There are many programming languages which basically translate what we want the computer to do into something that computer understands.

Thus we have to encode chess data in the format of the programming language.

What is this data related to a chess game?

1. Chess pieces: There are 6 different types of chess pieces:

a. Pawn

b. Knight

c. Bishop

d. Rook

e. Queen

f. King

Each piece type is to be encoded in some form for our chess engine.

2. Chess Colour: There are 2 different types of colour involved in chess game:

a. White

b. Black

Each colour needs to be encoded.

Chess pieces exist in both of these colours which is also used to indicate the side_to_move.

Thus colour is used to show belonging.

E.g. All white coloured pieces BELONG to the player who handles the white side. When it is his turn to move he is eligible for moving white pieces only.

3. Chess Board: The chess board is the information about piece placement on the 64 squared board. It provides information as to what piece is placed on what square.

We can imagine it to be an 8x8 array of squares.

That is how we perceive the board - as a collection of 64 squares of alternate colours which can be empty or occupied by a particular type of piece.

Thus all squares will have some form of representation (i.e. encoding) and the square will have some "status" as a property.

This "status" will represent the actual state of how a particular square on the chessboard exists - empty or occupied and by what type of piece.

This is called as square-centric representation of the board (Followed in TSCP).

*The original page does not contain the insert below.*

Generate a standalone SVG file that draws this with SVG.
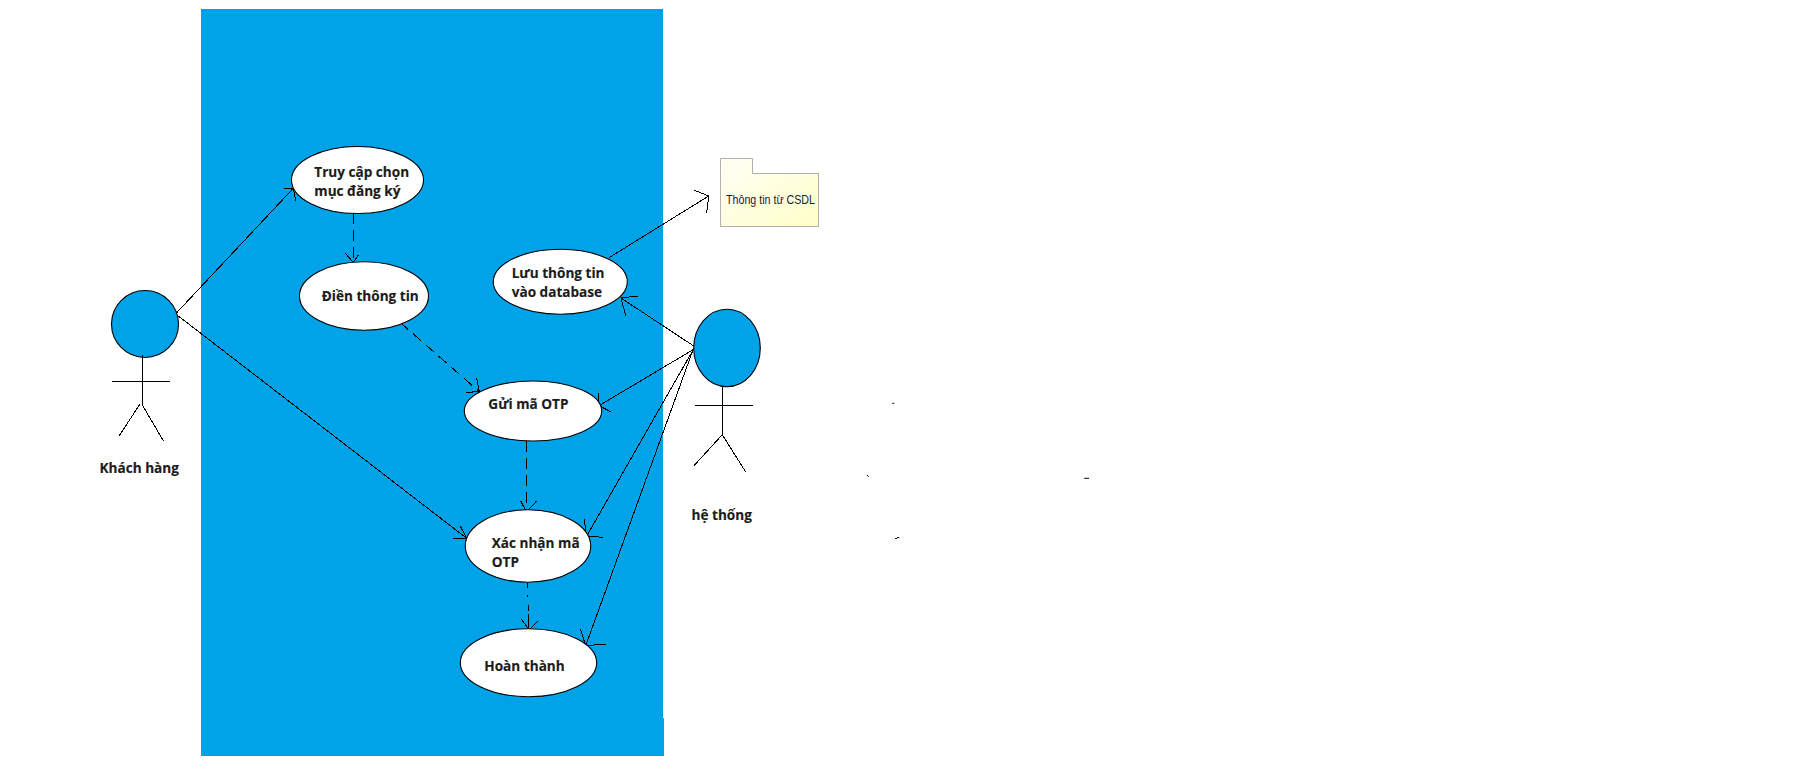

4. Chess Position Parameters: There are many aspects related to a chess position other than "piece placement + side_to_move".

These include:

a. castling permissions - whether white / black is allowed to castle kingside / queenside

b. fifty move rule tracker - A chess game is draw if no pawn move or capture is made for 50 consecutive moves

c. full moves tracker (for repetition draw)

d. en-passant square

These other parameters of a chess position are also to be encoded.

A variable for each can be used.

Also a variable can be used to track whose turn it is to move.

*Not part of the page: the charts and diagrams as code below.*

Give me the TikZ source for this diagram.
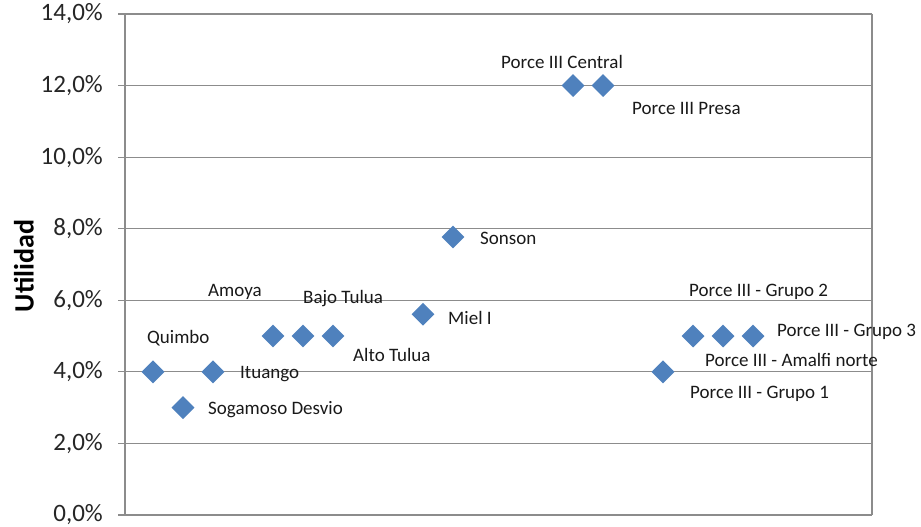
\documentclass[tikz,border=0pt]{standalone}
\usepackage{fontspec}
\setmainfont{Carlito}
\usetikzlibrary{shapes.geometric}
\definecolor{ptblue}{HTML}{4F81BD}
\definecolor{gridgray}{HTML}{8C8C8C}
\begin{document}
\begin{tikzpicture}[x=1pt,y=-1pt,
  gridline/.style={gridgray,line width=1.2pt},
  pt/.style={diamond,fill=ptblue,draw=none,minimum width=23pt,minimum height=23pt,inner sep=0pt},
  lbl/.style={anchor=west,inner sep=0pt,font=\fontsize{19}{19}\selectfont,text=black!90},
  tick/.style={anchor=east,inner sep=0pt,font=\fontsize{25}{25}\selectfont,text=black!85}]
\useasboundingbox (0,0) rectangle (921,527);
% grid and axes
\foreach \v/\t in {0/0,1/2,2/4,3/6,4/8,5/10,6/12,7/14}{
  \pgfmathsetmacro{\yy}{515-71.57*\v}
  \draw[gridline] (118,\yy) -- (872,\yy);
  \node[tick] (t\v) at (103,\yy) {\t,0\%};
}
\draw[gridline] (125,14) -- (125,515);
\draw[gridline] (872,14) -- (872,515);
\node[rotate=90,inner sep=0pt,font=\bfseries\fontsize{28}{28}\selectfont] (ylab) at (24,266) {Utilidad};
% points
\foreach \n/\i/\v in {quimbo/1/4, sogamoso/2/3, ituango/3/4, amoya/5/5, bajo/6/5, alto/7/5, miel/10/5.61, sonson/11/7.77, central/15/12, presa/16/12, g1/18/4, g2/19/5, amalfi/20/5, g3/21/5}{
  \pgfmathsetmacro{\yy}{515-35.785*\v}
  \pgfmathsetmacro{\xx}{123+30*\i}
  \node[pt] (\n) at (\xx,\yy) {};
}
% labels
\node[lbl] (lquimbo) at (147,338) {Quimbo};
\node[lbl] (lsogamoso) at (208,410) {Sogamoso Desvio};
\node[lbl] (lituango) at (240,374) {Ituango};
\node[lbl] (lamoya) at (208,292) {Amoya};
\node[lbl] (lbajo) at (303,299) {Bajo Tulua};
\node[lbl] (lalto) at (353,355) {Alto Tulua};
\node[lbl] (lmiel) at (448,318) {Miel I};
\node[lbl] (lsonson) at (480,238) {Sonson};
\node[lbl] (lcentral) at (501,62) {Porce III Central};
\node[lbl] (lpresa) at (632,108) {Porce III Presa};
\node[lbl] (lg2) at (689,292) {Porce III - Grupo 2};
\node[lbl] (lg3) at (777,332) {Porce III - Grupo 3};
\node[lbl] (lamalfi) at (705,360) {Porce III - Amalfi norte};
\node[lbl] (lg1) at (690,394) {Porce III - Grupo 1};
\end{tikzpicture}
\end{document}
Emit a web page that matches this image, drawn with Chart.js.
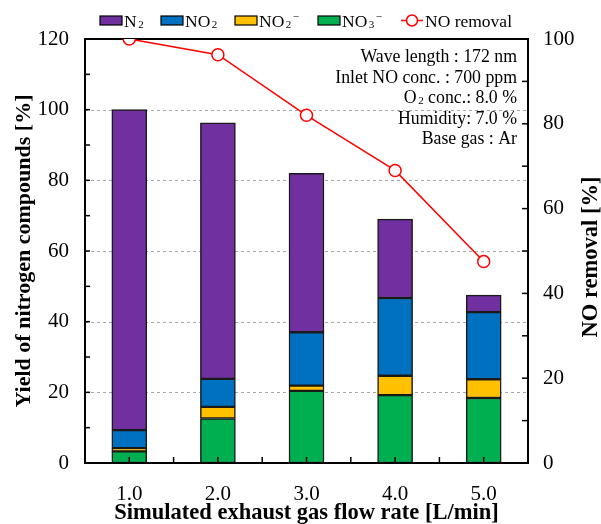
<!DOCTYPE html>
<html>
<head>
<meta charset="utf-8">
<script src="https://cdn.jsdelivr.net/npm/chart.js@4"></script>
<style>
  body { margin: 0; background: #fff; }
</style>
</head>
<body>
<canvas id="myChart" width="601" height="524"></canvas>
<script>
// flow rate categories and yields (stacked bottom -> top)
const flowRates = ['1.0', '2.0', '3.0', '4.0', '5.0'];
const no3Yield = [3.3, 12.6, 20.4, 19.2, 18.4];
const no2IonYield = [0.9, 3.3, 1.5, 5.5, 5.3];
const no2Yield = [5.1, 7.9, 15.1, 22.0, 19.0];
const n2Yield = [90.7, 72.5, 45.0, 22.3, 4.8];
const noRemoval = [100, 96.3, 82.0, 69.0, 47.5];
const yieldGridValues = [20, 40, 60, 80, 100];

const serif = "'Liberation Serif', 'Times New Roman', serif";
Chart.defaults.font.family = serif;
Chart.defaults.color = '#000';

// text with small sub/superscripts, parts = [[text, 'n'|'sub'|'sup'], ...]
function richWidth(ctx, parts, size) {
    let w = 0;
    parts.forEach(([t, k]) => {
        ctx.font = (k === 'n' ? size : Math.round(size * 0.6)) + 'px ' + serif;
        w += ctx.measureText(t).width + (k === 'n' ? 0 : 1.5);
    });
    return w;
}
function drawRich(ctx, parts, x, y, size) {
    parts.forEach(([t, k]) => {
        if (k === 'n') {
            ctx.font = size + 'px ' + serif;
            ctx.fillText(t, x, y);
        } else {
            ctx.font = Math.round(size * 0.6) + 'px ' + serif;
            x += 1.5;
            ctx.fillText(t, x, k === 'sub' ? y + 1 : y - 7);
        }
        x += ctx.measureText(t).width;
    });
}

const decor = {
    id: 'decor',
    beforeDatasetsDraw(chart) {
        const {ctx, chartArea: a, scales: {y}} = chart;
        ctx.save();
        ctx.strokeStyle = '#a6a6a6';
        ctx.lineWidth = 1;
        ctx.setLineDash([3, 3]);
        yieldGridValues.forEach(v => {
            const py = Math.round(y.getPixelForValue(v)) + 0.5;
            ctx.beginPath();
            ctx.moveTo(a.left, py);
            ctx.lineTo(a.right, py);
            ctx.stroke();
        });
        ctx.restore();
    },
    beforeDatasetDraw(chart, args) {
        if (args.meta.type !== 'line') return;
        const {ctx, chartArea: a, scales: {x, y, y2}} = chart;
        ctx.save();
        ctx.strokeStyle = '#000';
        ctx.lineWidth = 1.5;
        const tick = (x1, y1, x2, y2_) => {
            ctx.beginPath(); ctx.moveTo(x1, y1); ctx.lineTo(x2, y2_); ctx.stroke();
        };
        for (let v = 10; v < 120; v += 10) {
            const py = y.getPixelForValue(v);
            tick(a.left, py, a.left + 5, py);
        }
        for (let v = 10; v < 100; v += 10) {
            const py = y2.getPixelForValue(v);
            tick(a.right, py, a.right - 6, py);
        }
        for (let i = 0; i < flowRates.length; i++) {
            const px = x.getPixelForValue(i);
            tick(px, a.bottom, px, a.bottom - 6);
            if (i < flowRates.length - 1) {
                const mx = (px + x.getPixelForValue(i + 1)) / 2;
                tick(mx, a.bottom, mx, a.bottom - 6);
            }
        }
        ctx.lineWidth = 2;
        ctx.strokeRect(a.left, a.top, a.right - a.left, a.bottom - a.top);
        ctx.restore();
    },
    afterDraw(chart) {
        const {ctx} = chart;
        ctx.save();
        ctx.fillStyle = '#000';
        ctx.textBaseline = 'alphabetic';
        ctx.textAlign = 'left';

        // legend
        const items = [
            {c: '#7030A0', x: 100, parts: [['N', 'n'], ['2', 'sub']]},
            {c: '#0070C0', x: 161, parts: [['NO', 'n'], ['2', 'sub']]},
            {c: '#FFC000', x: 235, parts: [['NO', 'n'], ['2', 'sub'], ['\u2212', 'sup']]},
            {c: '#00B050', x: 318, parts: [['NO', 'n'], ['3', 'sub'], ['\u2212', 'sup']]}
        ];
        items.forEach(it => {
            ctx.fillStyle = it.c;
            ctx.fillRect(it.x, 16, 22, 9);
            ctx.strokeStyle = '#000';
            ctx.lineWidth = 1.2;
            ctx.strokeRect(it.x, 16, 22, 9);
            ctx.fillStyle = '#000';
            drawRich(ctx, it.parts, it.x + 24, 27, 17.5);
        });
        ctx.strokeStyle = '#FF0000';
        ctx.lineWidth = 1.5;
        ctx.beginPath(); ctx.moveTo(401, 20.5); ctx.lineTo(423, 20.5); ctx.stroke();
        ctx.beginPath(); ctx.arc(412, 20.5, 5.5, 0, Math.PI * 2);
        ctx.fillStyle = '#fff'; ctx.fill(); ctx.stroke();
        ctx.fillStyle = '#000';
        drawRich(ctx, [['NO removal', 'n']], 425, 27, 17.5);

        // conditions box text, right aligned
        const lines = [
            [['Wave length : 172 nm', 'n']],
            [['Inlet NO conc. : 700 ppm', 'n']],
            [['O', 'n'], ['2', 'sub'], [' conc.: 8.0 %', 'n']],
            [['Humidity: 7.0 %', 'n']],
            [['Base gas : Ar', 'n']]
        ];
        lines.forEach((parts, i) => {
            const w = richWidth(ctx, parts, 17.8);
            drawRich(ctx, parts, 517 - w, 62 + i * 20.5, 17.8);
        });

        // right axis title (reads bottom to top)
        ctx.translate(591, 257);
        ctx.rotate(-Math.PI / 2);
        ctx.font = 'bold 22.5px ' + serif;
        ctx.textAlign = 'center';
        ctx.textBaseline = 'middle';
        ctx.fillText('NO removal [%]', 0, 0);
        ctx.restore();
    }
};

const ctx = document.getElementById('myChart').getContext('2d');
const myChart = new Chart(ctx, {
    type: 'bar',
    data: {
        labels: flowRates,
        datasets: [
            {label: 'NO\u2083\u207B', data: no3Yield, backgroundColor: '#00B050'},
            {label: 'NO\u2082\u207B', data: no2IonYield, backgroundColor: '#FFC000'},
            {label: 'NO\u2082', data: no2Yield, backgroundColor: '#0070C0'},
            {label: 'N\u2082', data: n2Yield, backgroundColor: '#7030A0'},
            {
                type: 'line',
                label: 'NO removal',
                data: noRemoval,
                yAxisID: 'y2',
                order: 0,
                borderColor: '#FF0000',
                borderWidth: 1.5,
                pointRadius: 6,
                pointBackgroundColor: '#fff',
                pointBorderColor: '#FF0000',
                pointBorderWidth: 1.5,
                tension: 0
            }
        ].map(d => d.type ? d : Object.assign(d, {
            order: 1, borderColor: '#1a1a1a', borderWidth: 1.5, borderSkipped: false, barThickness: 35
        }))
    },
    options: {
        responsive: false,
        animation: false,
        layout: {padding: {top: 39, left: 0, right: 0, bottom: 0}},
        plugins: {legend: {display: false}, tooltip: {enabled: false}},
        scales: {
            x: {
                stacked: true,
                offset: true,
                grid: {display: false, drawTicks: false},
                border: {display: false},
                ticks: {font: {size: 21}, padding: 19},
                title: {
                    display: true,
                    text: 'Simulated exhaust gas flow rate [L/min]',
                    font: {size: 22.5, weight: 'bold', lineHeight: 1},
                    padding: {top: 0, bottom: 0}
                },
                afterFit(s) { s.height = 61; }
            },
            y: {
                position: 'left',
                stacked: true,
                min: 0,
                max: 120,
                grid: {display: false, drawTicks: false},
                border: {display: false},
                ticks: {
                    stepSize: 10,
                    autoSkip: false,
                    font: {size: 21},
                    padding: 16,
                    callback: v => (v % 20 === 0 ? v : '')
                },
                title: {
                    display: true,
                    text: 'Yield of nitrogen compounds [%]',
                    font: {size: 22, weight: 'bold', lineHeight: 1},
                    padding: {top: 13, bottom: 0}
                },
                afterFit(s) { s.width = 85; }
            },
            y2: {
                position: 'right',
                stacked: false,
                min: 0,
                max: 100,
                grid: {display: false, drawTicks: false},
                border: {display: false},
                ticks: {
                    stepSize: 10,
                    autoSkip: false,
                    font: {size: 21},
                    padding: 15,
                    callback: v => (v % 20 === 0 ? v : '')
                },
                afterFit(s) { s.width = 73; }
            }
        }
    },
    plugins: [decor]
});
</script>
</body>
</html>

While playing the game, we just keep these parameters in mind and they are not physically visible anywhere.

This entire encoding scheme of a chess position (which mainly comprises of piece placement and other variables) is called Board Representation.

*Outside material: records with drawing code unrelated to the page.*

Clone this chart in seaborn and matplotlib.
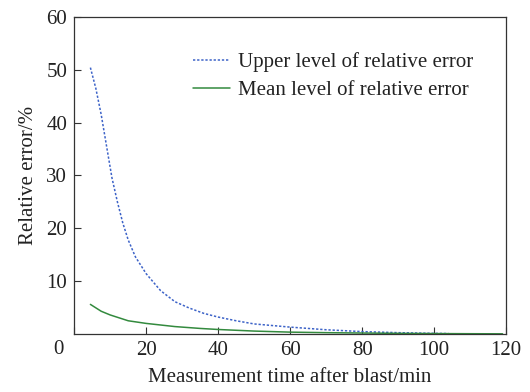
import numpy as np
import pandas as pd
import matplotlib
matplotlib.use("Agg")
import matplotlib.pyplot as plt
import seaborn as sns

# values
time_upper = [4.5, 6, 7.5, 9, 10.5, 12, 13.5, 15, 17, 20, 24, 28, 32, 36, 40, 45, 50, 60, 70, 80, 90, 100, 104]
err_upper = [50.4, 46.5, 41.5, 35.5, 29.5, 25.0, 21.0, 17.8, 14.6, 11.4, 8.2, 6.1, 4.9, 3.9, 3.2, 2.5, 1.9, 1.3, 0.8, 0.45, 0.25, 0.12, 0.08]
time_mean = [4.5, 7.5, 10, 15, 20, 28, 35, 40, 50, 60, 70, 80, 90, 100, 110, 119]
err_mean = [5.6, 4.3, 3.6, 2.5, 2.0, 1.4, 1.05, 0.85, 0.55, 0.35, 0.25, 0.18, 0.12, 0.08, 0.05, 0.03]
x_ticks = [0, 20, 40, 60, 80, 100, 120]
y_ticks = [10, 20, 30, 40, 50, 60]

sns.set_style("white")
plt.rcParams["font.family"] = ["Liberation Serif", "DejaVu Serif"]

fs = 15
fig, ax = plt.subplots(figsize=(5.3, 3.92), dpi=100)
fig.subplots_adjust(left=0.14, right=0.955, top=0.957, bottom=0.148)

sns.lineplot(x=time_upper, y=err_upper, ax=ax, color="#3d63c8", linestyle=(0, (1.5, 1.2)),
             linewidth=1.1, label="Upper level of relative error")
sns.lineplot(x=time_mean, y=err_mean, ax=ax, color="#338a3e", linewidth=1.1,
             label="Mean level of relative error")

ax.set_xlim(0, 120)
ax.set_ylim(0, 60)
ax.set_xticks(x_ticks)
ax.set_xticklabels([""] + [str(t) for t in x_ticks[1:]])
ax.set_yticks(y_ticks)
ax.tick_params(bottom=True, left=True, top=False, right=False, direction="in", length=5,
               width=0.8, color="#333333", labelsize=fs, labelcolor="#222222", pad=5)
for s in ax.spines.values():
    s.set_color("#333333")
    s.set_linewidth(0.9)
ax.text(-0.025, -0.02, "0", transform=ax.transAxes, ha="right", va="top", fontsize=fs, color="#222222")

ax.set_xlabel("Measurement time after blast/min", fontsize=fs, color="#222222", labelpad=6)
ax.set_ylabel("Relative error/%", fontsize=fs, color="#222222", labelpad=6)

leg = ax.legend(loc="upper left", bbox_to_anchor=(0.232, 0.948), frameon=False, fontsize=fs,
                handlelength=1.75, handletextpad=0.4, labelspacing=0.4)
for t in leg.get_texts():
    t.set_color("#222222")

fig.savefig("out.png", dpi=100)
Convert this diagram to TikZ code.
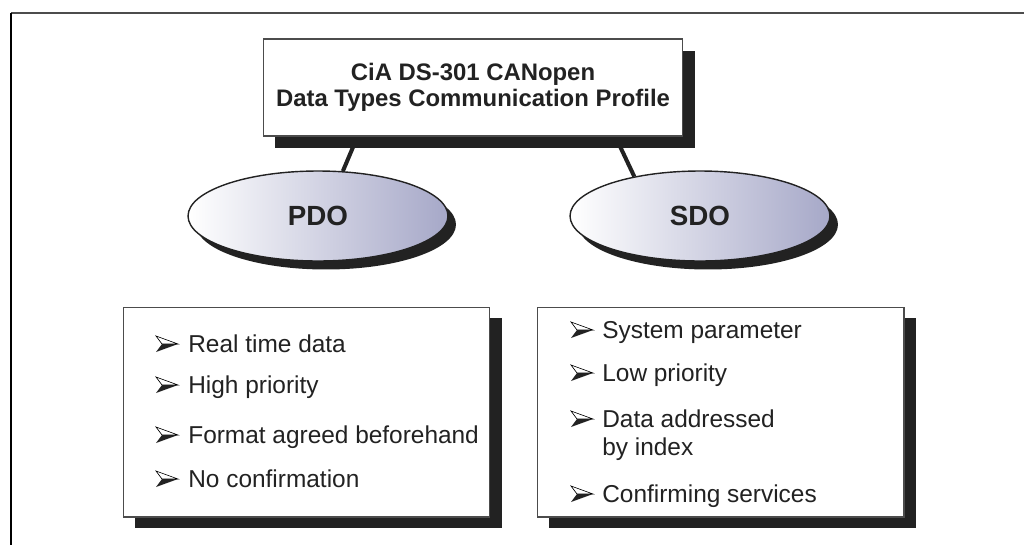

To fully understand what parameters are required in a chess position data-set, we should understand the FEN (Forsyth Edwards Notation) format to represent chess positions. FEN format is nothing but representation of a chess position in text format (string).

Refer the wikipedia link - FEN from wikipedia

Finally we need to have an encoding scheme to represent chess moves as well!

5. Chess Moves: Chess Moves should basically contain

a. 'from' square

b. 'to' square

With these 2 parameters however we cannot represent any move uniquely. This is because of pawn promotions - a pawn promotion move will have the same "from" and "to" square but it can be promoted to any of the 4 types of pieces. Hence, for pawn promotions, the type of piece that the pawn is promoted to is also required.

To completely understand about chess move data-set refer to long algebraic notation for chess moves.

Algebriac Notation from wikipedia

And all this is just the basics! Phew!

Only after encoding all this stuff we can go any further.

After reading this we understand WHAT needs to be encoded. However, to answer the question HOW it needs to be done, we need to understand further, the algorithms that will be required by a chess engine. Then the encoding needs to be done by the basic principle of "Data Structures and Algorithms".